2018: The Year of Pragmatism

Linda Pawczuk and Rob Massey from Deloitte were in charge of this segment, presenting the results of a study called “Deloitte’s 2018 Global Blockchain Survey Preview”.

They conducted an international survey, which shows the level of compliance or skepticism large investors have regarding disruptive technologies.

The survey polled a sample of 1053 senior executives in 7 countries: Canada, France, Mexico, USA, China, Germany, and England.

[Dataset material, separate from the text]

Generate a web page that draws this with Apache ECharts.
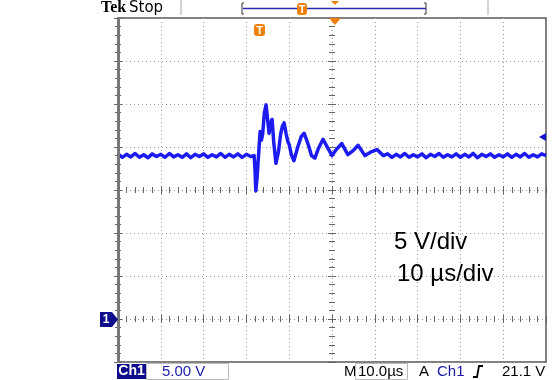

These were executives working for organizations with $500m in annual revenue and with a relatively broad knowledge of blockchain and cryptocurrencies

They presented a slide with some interesting results:

  • Blockchain-savvy global executives hold more pragmatic views and look to move solutions into production within the next year
  • Blockchain fatigue by some – but positivity by others, has been viewed as a leading indicator
  • The upcoming year will be one of significant commercial blockchain activity.

According to the results, Blockchain is one of the most important Topics of interest for major companies around the world:

Practical uses of Blockchain Technologies

Also, it is expected to see big investments in the development of DLTs in the short term:

Practical uses of Blockchain Technologies

Government and regulations seem to be the biggest obstacle for a global Blockchain adoption according to the impressions of the people participating in the study:

Practical uses of Blockchain Technologies

The majority of the investments are going to the development of “permissioned” blockchains. After that, there is no preference between public and private networks, both have 44% of interest:

Practical uses of Blockchain Technologies

Finally, they concluded with a few words which summarize the general feeling of all those happy to belong to this community of technology enthusiasts who could change the world:

“This is history we’re making, and we’re living this together.”

The full survey will be available in June.

Other Notable Examples of Adoption and Current Uses were:

  • The creation of a blockchain-based initiative to facilitate payments to rural populations in the Philippines

  • Kaleido Announcement: A platform that reduces the effort of large companies to adapt to processes that can be solved with the traditional “clicking” of many basic computation programs.

  • The presentation of ConsenSys as a platform that allows applying different cases of use of blockchain technologies to everyday life, with a level of adoption and simplicity never before seen.

A Stable Market

Some people expected to see a price boom immediately after the start of the conference, however, after the most recent fall – attributed by some to the sales made by the Mt Gox trustee, Bitcoin has remained stable after the bearish event with a strong resistance of over $9,000 dollars.